I called her name once, twice as the crowd crushed me towards the other side of the street. It was a blessing because if they hadn’t I’d have stayed in the center of the road, screaming for Miranda as the impatient New York traffic grew tired of my antics and eventually ran me down.
Lunch forgotten, I crossed to where we’d started as soon as the cars allowed. Some part of me had this wild idea that maybe she’d just spotted something in a store window she simply had to have, some sparkling trinket that she wanted and I’d find her there, hands pressed against the glass – one gloved, one not – and when I approached she’d look up, give me that beautiful movie star smile and ask pretty please, Arthur, will you get it for me?
I backtracked all the way to our hotel. She wasn’t at any of the shops.
In our hotel room (where she also wasn’t) I went straight for the phone to call the police. She’d been taken from me, Miranda was missing and I needed help, but it was as I reached for the phone that I realized something.
The jewelry box, the one she had filled with new earrings and necklaces and other baubles just before we’d left – far too many for a few nights in Manhattan, I’d thought vaguely at the time – was gone. A quick peek into the drawer near my side of the bed proved that so was the envelope of emergency cash I’d hidden inside the Gideon bible.

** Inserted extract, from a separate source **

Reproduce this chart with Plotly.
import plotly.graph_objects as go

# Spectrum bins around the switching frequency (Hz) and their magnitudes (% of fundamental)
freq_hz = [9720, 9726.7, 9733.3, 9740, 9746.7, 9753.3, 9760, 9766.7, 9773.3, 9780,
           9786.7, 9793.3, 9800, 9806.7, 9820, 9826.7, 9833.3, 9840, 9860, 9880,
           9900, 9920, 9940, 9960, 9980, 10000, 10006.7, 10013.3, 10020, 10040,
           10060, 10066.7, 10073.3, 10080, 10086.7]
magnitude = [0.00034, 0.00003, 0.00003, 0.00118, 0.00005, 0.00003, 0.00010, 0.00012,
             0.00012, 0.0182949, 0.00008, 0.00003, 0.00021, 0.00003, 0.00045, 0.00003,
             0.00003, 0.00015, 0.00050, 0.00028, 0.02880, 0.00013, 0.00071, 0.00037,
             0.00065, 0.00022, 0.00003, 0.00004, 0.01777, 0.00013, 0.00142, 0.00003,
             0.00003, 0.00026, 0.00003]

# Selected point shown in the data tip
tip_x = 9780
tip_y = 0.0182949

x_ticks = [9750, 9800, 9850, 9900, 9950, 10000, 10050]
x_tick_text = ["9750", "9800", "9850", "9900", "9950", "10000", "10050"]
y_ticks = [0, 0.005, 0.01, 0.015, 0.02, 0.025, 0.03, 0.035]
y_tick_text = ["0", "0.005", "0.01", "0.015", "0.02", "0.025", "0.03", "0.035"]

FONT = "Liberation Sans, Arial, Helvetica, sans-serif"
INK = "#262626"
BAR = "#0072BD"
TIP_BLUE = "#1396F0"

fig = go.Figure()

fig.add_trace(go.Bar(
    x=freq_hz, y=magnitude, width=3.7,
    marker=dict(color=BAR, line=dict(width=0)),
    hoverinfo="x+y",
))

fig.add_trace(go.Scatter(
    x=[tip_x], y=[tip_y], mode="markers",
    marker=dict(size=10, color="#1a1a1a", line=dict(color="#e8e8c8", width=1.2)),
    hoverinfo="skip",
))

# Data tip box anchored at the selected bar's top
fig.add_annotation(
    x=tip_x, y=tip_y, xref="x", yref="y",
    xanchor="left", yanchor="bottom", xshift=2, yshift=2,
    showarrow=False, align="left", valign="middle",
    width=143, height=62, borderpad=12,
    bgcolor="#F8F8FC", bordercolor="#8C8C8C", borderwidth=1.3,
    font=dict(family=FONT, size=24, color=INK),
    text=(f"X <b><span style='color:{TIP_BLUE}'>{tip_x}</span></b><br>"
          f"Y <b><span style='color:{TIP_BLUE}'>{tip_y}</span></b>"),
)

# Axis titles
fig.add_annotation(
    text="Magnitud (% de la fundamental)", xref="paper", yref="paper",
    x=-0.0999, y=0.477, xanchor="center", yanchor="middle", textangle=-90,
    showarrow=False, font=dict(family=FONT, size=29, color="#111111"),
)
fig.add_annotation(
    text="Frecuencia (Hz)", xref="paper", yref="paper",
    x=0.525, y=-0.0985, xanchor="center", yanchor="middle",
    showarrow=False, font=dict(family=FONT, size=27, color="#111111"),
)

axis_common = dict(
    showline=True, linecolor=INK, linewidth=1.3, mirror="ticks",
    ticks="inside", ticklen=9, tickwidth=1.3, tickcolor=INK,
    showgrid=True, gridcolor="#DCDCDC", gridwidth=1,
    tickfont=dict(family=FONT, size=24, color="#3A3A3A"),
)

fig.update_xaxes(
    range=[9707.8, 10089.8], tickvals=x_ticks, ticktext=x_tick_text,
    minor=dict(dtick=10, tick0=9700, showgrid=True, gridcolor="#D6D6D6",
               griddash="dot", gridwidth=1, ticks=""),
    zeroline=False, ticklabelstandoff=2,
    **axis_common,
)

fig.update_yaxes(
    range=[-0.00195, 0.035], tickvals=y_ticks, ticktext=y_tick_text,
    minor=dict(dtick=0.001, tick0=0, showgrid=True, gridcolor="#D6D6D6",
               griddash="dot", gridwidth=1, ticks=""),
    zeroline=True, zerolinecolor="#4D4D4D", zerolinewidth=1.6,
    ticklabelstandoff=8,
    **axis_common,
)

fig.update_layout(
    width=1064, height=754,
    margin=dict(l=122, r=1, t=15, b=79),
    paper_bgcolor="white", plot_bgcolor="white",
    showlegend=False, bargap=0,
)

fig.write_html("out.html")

I sat on the edge of the bed. Had a martini been in my hands, I would’ve spilled gin on the floor.
I’m not sure when I actually called the police. I think in a blind moment of rage I’d meant to report her as a thief but when they arrived, neat and stern in their blue uniforms, I found myself telling them that my wife had been taken from me in a crowd. I showed them the glove she’d left behind. I described her in the most clinical of terms; I told them the color of her hair (blonde) and her eyes (blue) and I never mentioned the way she burned from the inside.

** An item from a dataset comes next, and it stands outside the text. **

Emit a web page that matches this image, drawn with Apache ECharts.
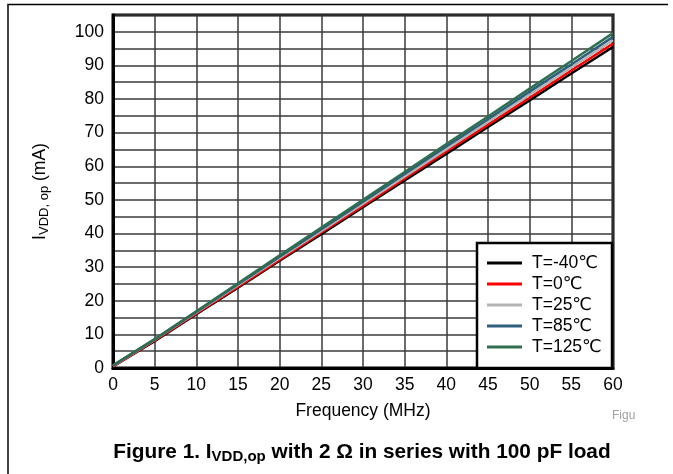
<!DOCTYPE html>
<html><head><meta charset="utf-8">
<script src="https://cdn.jsdelivr.net/npm/echarts@6/dist/echarts.min.js"></script>
<style>html,body{margin:0;padding:0;background:#fff}#c{width:673px;height:474px}</style>
</head><body><div id="c"></div>
<script>
const freq = [0, 5, 10, 15, 20, 25, 30, 35, 40, 45, 50, 55, 60];
const tM40 = [0.5, 8.0, 16.0, 23.9, 31.9, 39.8, 47.8, 55.8, 63.7, 71.7, 79.6, 87.6, 95.5];
const t0   = [0.5, 8.2, 16.2, 24.2, 32.2, 40.3, 48.3, 56.4, 64.4, 72.4, 80.4, 88.5, 96.5];
const t25  = [0.6, 8.4, 16.5, 24.6, 32.7, 40.8, 48.9, 57.0, 65.1, 73.2, 81.3, 89.4, 97.5];
const t85  = [0.7, 8.5, 16.7, 24.9, 33.1, 41.3, 49.5, 57.7, 65.9, 74.0, 82.2, 90.3, 98.5];
const t125 = [0.8, 8.6, 16.9, 25.2, 33.5, 41.8, 50.0, 58.3, 66.6, 74.8, 83.1, 91.3, 99.6];
const seriesNames = ['T=-40\u2103', 'T=0\u2103', 'T=25\u2103', 'T=85\u2103', 'T=125\u2103'];
const seriesData = [tM40, t0, t25, t85, t125];
const colors = ['#000000', '#ff0000', '#b4b4b4', '#2f5f7f', '#2f6f4f'];

const chart = echarts.init(document.getElementById('c'), null, {renderer: 'canvas'});
const FONT = 'Liberation Sans, Arial, DejaVu Sans, sans-serif';
chart.setOption({
  animation: false,
  backgroundColor: '#fff',
  textStyle: {fontFamily: FONT},
  grid: {left: 113, right: 60, top: 15, bottom: 106, show: true, borderColor: '#000', borderWidth: 3, backgroundColor: 'transparent'},
  xAxis: {
    type: 'value', min: 0, max: 60, interval: 5,
    name: 'Frequency (MHz)', nameLocation: 'middle', nameGap: 34,
    nameTextStyle: {fontSize: 17.5, color: '#000', fontFamily: FONT},
    axisLine: {show: true, lineStyle: {color: '#000', width: 3}},
    axisTick: {show: false},
    axisLabel: {fontSize: 17.5, color: '#000', margin: 8, fontFamily: FONT},
    splitLine: {show: true, lineStyle: {color: '#3a3a3a', width: 1.5}}
  },
  yAxis: {
    type: 'value', min: 0, max: 105, interval: 5,
    name: '{m|I}{s|VDD, op}{m| (mA)}', nameLocation: 'middle', nameGap: 62, nameRotate: 90,
    nameTextStyle: {color: '#000', fontFamily: FONT, rich: {
      m: {fontSize: 17.5, color: '#000', fontFamily: FONT, lineHeight: 22, verticalAlign: 'middle'},
      s: {fontSize: 13, color: '#000', fontFamily: FONT, padding: [9, 0, 0, 0], lineHeight: 22}
    }},
    axisLine: {show: true, lineStyle: {color: '#000', width: 3}},
    axisTick: {show: false},
    axisLabel: {fontSize: 17.5, color: '#000', margin: 9, fontFamily: FONT,
      formatter: v => (v % 10 === 0 ? String(v) : '')},
    splitLine: {show: true, lineStyle: {color: '#3a3a3a', width: 1.5}}
  },
  legend: {
    orient: 'vertical', left: 487, top: 254, padding: 0,
    itemWidth: 35, itemHeight: 3, itemGap: 3, icon: 'rect',
    textStyle: {fontSize: 17.5, color: '#000', fontFamily: FONT, lineHeight: 18, padding: [0, 0, 0, 5]},
    data: seriesNames
  },
  graphic: [
    {type: 'rect', z: 3, shape: {x: 477, y: 243, width: 135, height: 125}, style: {fill: '#fff', stroke: '#000', lineWidth: 2.5}},
    {type: 'polyline', z: 3, shape: {points: [[8, 474], [8, 4.5], [668, 4.5]]}, style: {stroke: '#000', lineWidth: 1.5, fill: null}},
    {type: 'text', z: 3, left: 612, top: 410, style: {text: 'Figu', fontSize: 12, fill: '#a0a0a0', fontFamily: FONT}},
    {type: 'text', z: 3, x: 362, y: 452, style: {
      text: '{b|Figure 1. I}{sb|VDD,op}{b| with 2 \u03a9 in series with 100 pF load}',
      align: 'center', verticalAlign: 'middle', fontFamily: FONT,
      rich: {
        b: {fontSize: 20.8, fontWeight: 'bold', fill: '#000', fontFamily: FONT, lineHeight: 26},
        sb: {fontSize: 15, fontWeight: 'bold', fill: '#000', fontFamily: FONT, padding: [10, 0, 0, 0], lineHeight: 26}
      }
    }}
  ],
  series: seriesNames.map((n, i) => ({
    name: n, type: 'line', showSymbol: false, symbol: 'none',
    data: freq.map((f, j) => [f, seriesData[i][j]]),
    lineStyle: {color: colors[i], width: 2.5},
    itemStyle: {color: colors[i]},
    z: 2 + i * 0.01
  }))
});
</script></body></html>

Maybe it was easier that way. To tell them she’d been taken. Maybe I was embarrassed. Maybe some part of me still believed it, despite the missing valuables. Maybe in my heart I couldn’t face the fact that the beautiful, bored woman I loved had left me like a fool in the streets of Manhattan, had perhaps been planning to leave from the first moment I showed her our plane tickets to New York.
On my flight back to Nebraska, short $300 and one wife, I could hear her voice in my ears. I’m so bored, she’d said. I’m so godawfully bored.
I made myself a promise then. I wasn’t going to let her destroy me. I wasn’t going to let her be right. I wasn’t going to be boring anymore.